Thanks. Definitely some fortitude and independence required. They weren’t just driving around town, I remember regular trips of several hours into the wilds of Ohio. No cell phones, no GPS.
I had a friend with a Fuego that we took on several long road trips. Very comfortable and decently quick with the turbo.
Cool. I remember liking it but not sure how long he kept it.
That black MG 1100 looks nicely proportioned .
I’m older but Pops loved his imports too, bringing home a VW “Kombi” (base model van) in 1954, I remember riding in it above the engine so I was always warm in New England’s Winters .
I was also more or less out of reach of my older abusive siblings, a nice thing =8-) .
Nice that you learned to love imports from your folks if less to the “drive them into the ground” mentality, this may be mitigated by the rust issue, I don’t know how that stands in Ohio .
Interesting how some grasp the clutch and manual box quickly, others not so much .
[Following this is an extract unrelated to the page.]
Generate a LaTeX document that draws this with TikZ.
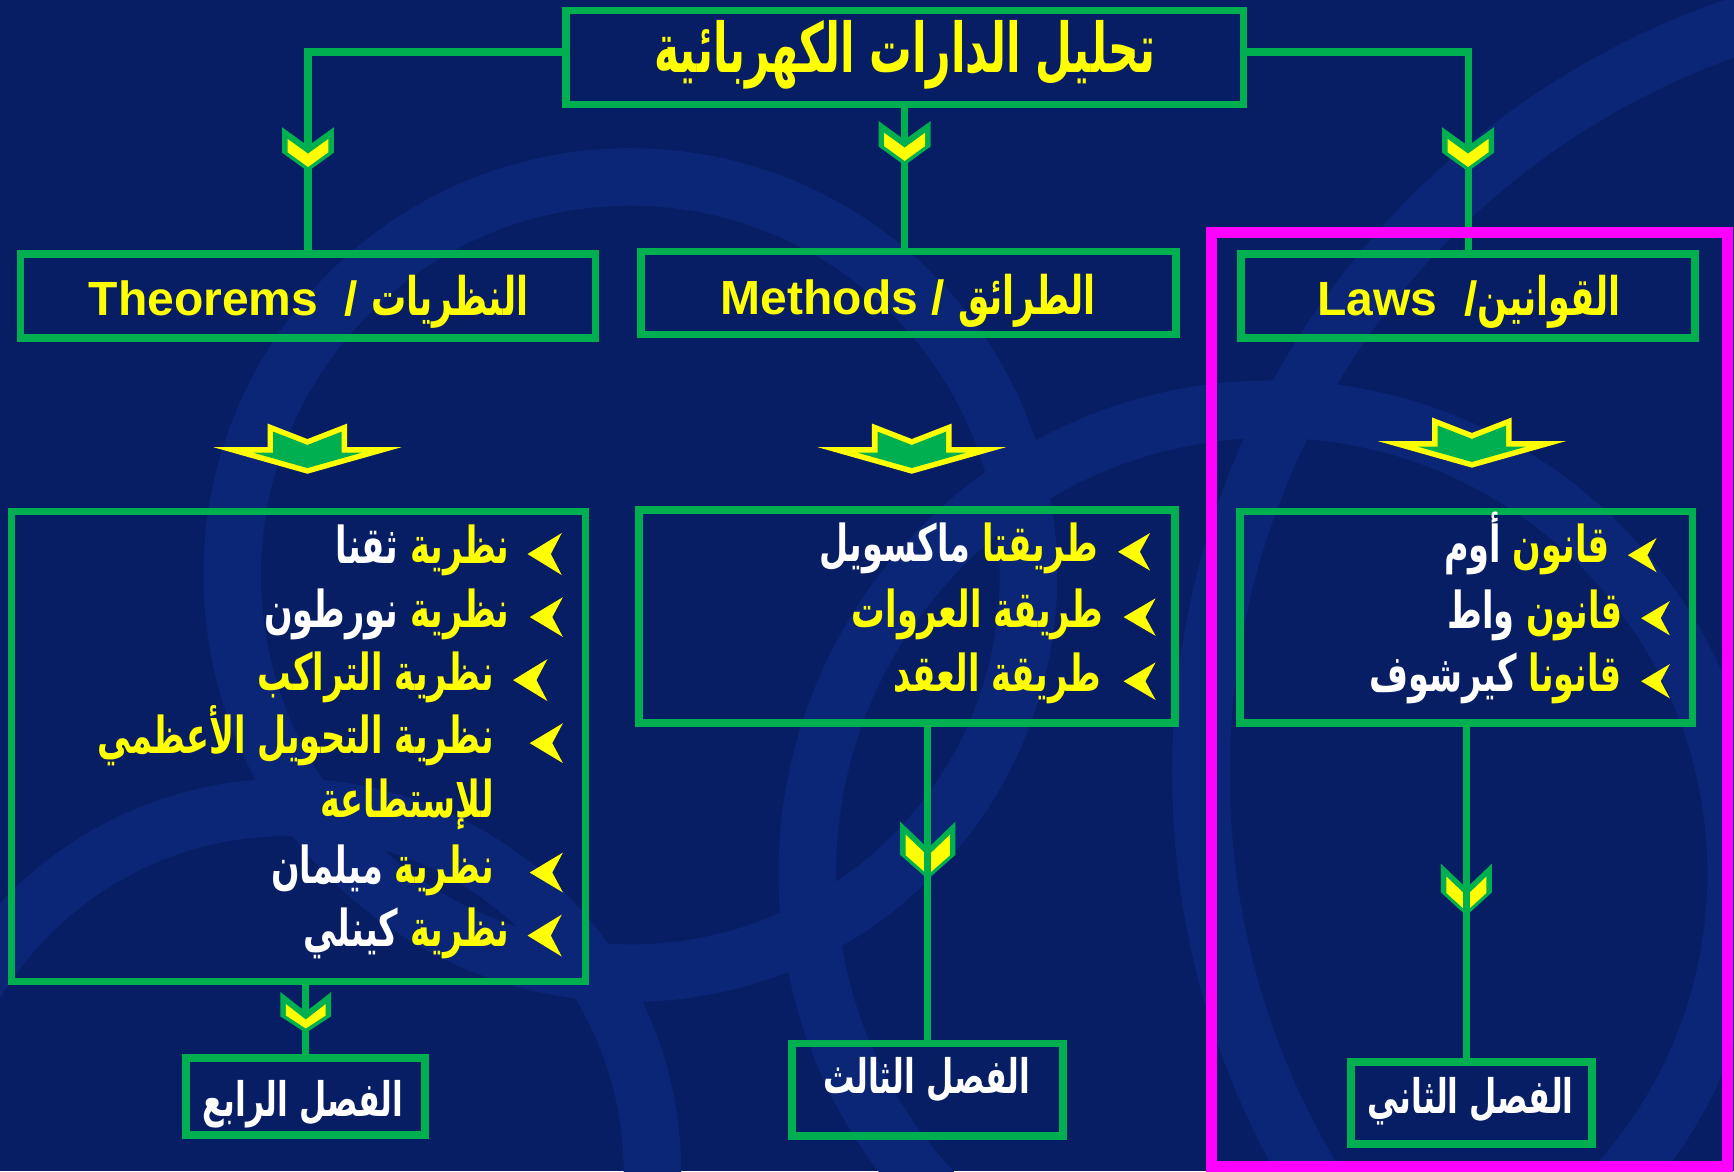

I remember a friend from high school watching me and then being forced to drive a stick at a job I got him, he grasped it pretty much *instantly* .
-Nate
Cool! I keep cars as long as I can, till they wear out or are totaled by deer, etc. It took me a bit to get the hang of shifting, but my friend seriously picked it up in 5 minutes. I guess I’m just a good teacher…
Had an ’82 LeCar — Kept for 10 years
Haven’t seen another on the road since then !
Great story!
Thanks!
I have some more COALs coming, and I it’s been awhile since I saw any of them on the road either. MGs, Austins, Le Cars, Fuegos, Foxes, Beetles, Buses… All gone. Many just rusted out, here.
As a kid in the ’60s I had a Dinky model of an MG 1100. My parents were also dedicated manual transmission devotees. They even bought a 2004 Civic hybrid with a stick that my Mother still owns, although she recently gave up driving.
Mom drove her ’82 Civic into the ground, and the 2004 had I think 242k on it when she had to stop driving. It was pretty worn then but she sold it and it’s probably still on the road.